This study aims to investigate the ferroptosis-inducing effects of Tianma Granules (TMG) in colorectal cancer and elucidate its molecular mechanisms. Ferroptosis, an iron-dependent form of regulated cell death, represents a novel therapeutic target for cancer. We combined network pharmacology with experimental validation to explore TMG’s anti-cancer potential through ferroptosis modulation.

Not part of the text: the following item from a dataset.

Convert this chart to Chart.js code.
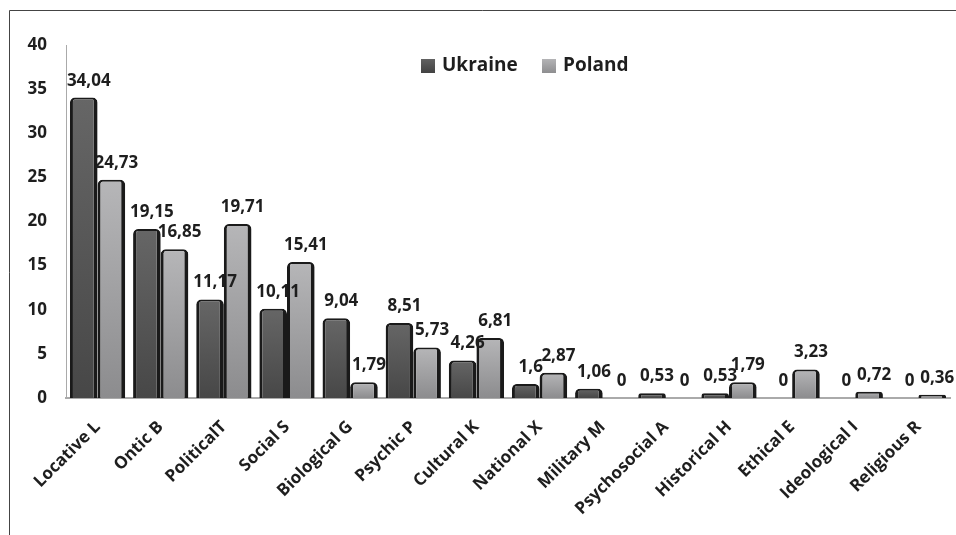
<!doctype html>
<html>
<head>
	<title>Ukraine / Poland bar chart</title>
	<script src="https://cdn.jsdelivr.net/npm/chart.js@4.4.1/dist/chart.umd.min.js"></script>
	<style>
	html, body { margin: 0; padding: 0; background: #fff; }
	#wrap { width: 956px; height: 535px; }
	</style>
</head>
<body>
	<div id="wrap"><canvas id="canvas" width="956" height="535"></canvas></div>

	<script>
		var categories = ['Locative L', 'Ontic B', 'PoliticalT', 'Social S', 'Biological G', 'Psychic P', 'Cultural K',
			'National X', 'Military M', 'Psychosocial A', 'Historical H', 'Ethical E', 'Ideological I', 'Religious R'];
		var ukraine = [34.04, 19.15, 11.17, 10.11, 9.04, 8.51, 4.26, 1.6, 1.06, 0.53, 0.53, 0, 0, 0];
		var poland = [24.73, 16.85, 19.71, 15.41, 1.79, 5.73, 6.81, 2.87, 0, 0, 1.79, 3.23, 0.72, 0.36];
		var yTicks = [0, 5, 10, 15, 20, 25, 30, 35, 40];

		var FONT = '"Open Sans", Lato, sans-serif';

		// vertical gradient per bar, lighter at top
		function barFill(top, bottom) {
			return function(c) {
				var chart = c.chart;
				if (!chart.chartArea || c.raw === undefined) return top;
				var y0 = chart.scales.y.getPixelForValue(c.raw);
				var y1 = chart.scales.y.getPixelForValue(0);
				if (y1 - y0 < 1) return top;
				var g = chart.ctx.createLinearGradient(0, y0, 0, y1);
				g.addColorStop(0, top);
				g.addColorStop(1, bottom);
				return g;
			};
		}

		// frame, legend and value labels
		var decor = {
			id: 'decor',
			beforeDraw: function(chart) {
				var ctx = chart.ctx;
				ctx.save();
				ctx.strokeStyle = '#444';
				ctx.lineWidth = 1;
				ctx.beginPath();
				ctx.moveTo(9.5, 535);
				ctx.lineTo(9.5, 10.5);
				ctx.lineTo(956, 10.5);
				ctx.stroke();
				ctx.restore();
			},
			afterDatasetsDraw: function(chart) {
				var ctx = chart.ctx;
				ctx.save();
				ctx.font = 'bold 17px ' + FONT;
				ctx.fillStyle = '#1e1e1e';
				ctx.textAlign = 'center';
				ctx.textBaseline = 'alphabetic';
				chart.data.datasets.forEach(function(ds, i) {
					chart.getDatasetMeta(i).data.forEach(function(el, j) {
						var txt = String(ds.data[j]).replace('.', ',');
						ctx.fillText(txt, el.x + 5, el.y - 12);
					});
				});

				// legend
				var items = [
					{ label: 'Ukraine', a: '#626262', b: '#424242', x: 421 },
					{ label: 'Poland', a: '#b4b4b6', b: '#8e8e90', x: 542 }
				];
				ctx.font = 'bold 19px ' + FONT;
				ctx.textAlign = 'left';
				ctx.textBaseline = 'middle';
				items.forEach(function(it) {
					var g = ctx.createLinearGradient(0, 59, 0, 73);
					g.addColorStop(0, it.a);
					g.addColorStop(1, it.b);
					ctx.fillStyle = g;
					ctx.fillRect(it.x, 59, 14, 14);
					ctx.fillStyle = '#1e1e1e';
					ctx.fillText(it.label, it.x + 21, 66);
				});
				ctx.restore();
			}
		};

		var ctx = document.getElementById('canvas').getContext('2d');
		new Chart(ctx, {
			type: 'bar',
			data: {
				labels: categories,
				datasets: [{
					label: 'Ukraine',
					data: ukraine,
					backgroundColor: barFill('#666666', '#474747'),
					borderColor: '#1a1a1a',
					borderWidth: { top: 2, left: 3, right: 4, bottom: 0 },
					borderRadius: { topLeft: 5, topRight: 5 },
					borderSkipped: 'bottom'
				}, {
					label: 'Poland',
					data: poland,
					backgroundColor: barFill('#b6b6b8', '#8c8c8e'),
					borderColor: '#1a1a1a',
					borderWidth: { top: 2, left: 3, right: 4, bottom: 0 },
					borderRadius: { topLeft: 5, topRight: 5 },
					borderSkipped: 'bottom'
				}]
			},
			options: {
				responsive: false,
				animation: false,
				categoryPercentage: 0.875,
				barPercentage: 1,
				layout: { padding: { left: 9, top: 45, right: 6, bottom: 0 } },
				plugins: {
					legend: { display: false },
					tooltip: { enabled: false }
				},
				scales: {
					x: {
						grid: { display: false, drawTicks: false },
						border: { display: true, color: '#aaa', width: 2 },
						ticks: {
							maxRotation: 45,
							minRotation: 45,
							padding: 19,
							color: '#1e1e1e',
							font: { family: FONT, size: 17, weight: 'bold' }
						},
						afterFit: function(s) { s.height = 137; }
					},
					y: {
						min: 0,
						max: 40,
						afterBuildTicks: function(s) { s.ticks = yTicks.map(function(v) { return { value: v }; }); },
						grid: { display: false, drawTicks: false },
						border: { display: true, color: '#aaa', width: 1 },
						ticks: {
							padding: 19,
							color: '#1e1e1e',
							font: { family: FONT, size: 17, weight: 'bold' }
						},
						afterFit: function(s) { s.width = 57; }
					}
				}
			},
			plugins: [decor]
		});
	</script>
</body>
</html>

Network pharmacology identified 382 ferroptosis-related genes overlapping with 12,944 CRC-associated targets (p < 0.05), with SLC7A11, GPX4, SAT1, PTGS2, and GLS2 prioritized as core targets. In vitro, TMG dose-dependently suppressed CRC cell proliferation (p < 0.05), elevated reactive oxygen species (p < 0.05) and ferrous ion levels (p < 0.01), effects reversed by ferroptosis inhibitor Ferrostatin-1. c-Casp3 levels were unchanged (p > 0.05), excluding apoptosis Transmission electron microscopy revealed mitochondrial cristae fragmentation and vacuolation, hallmark features of ferroptosis. Molecular analyses demonstrated TMG-mediated downregulation of SLC7A11 and GPX4, alongside upregulation of SAT1, PTGS2, and GLS2 (p < 0.05). In xenograft models, high-dose TMG (23.2 g/kg) reduced tumor volume, attenuated cachexia, and elevated intratumoral ROS and Fe2+ levels (p < 0.01), corroborating ferroptosis induction in vivo.

TMG suppresses CRC progression by inducing ferroptosis via dual inhibition of SLC7A11/GPX4 and activation of SAT1/PTGS2/GLS2. This study bridges traditional medicine and ferroptosis biology, positioning TMG as a novel therapeutic candidate for CRC.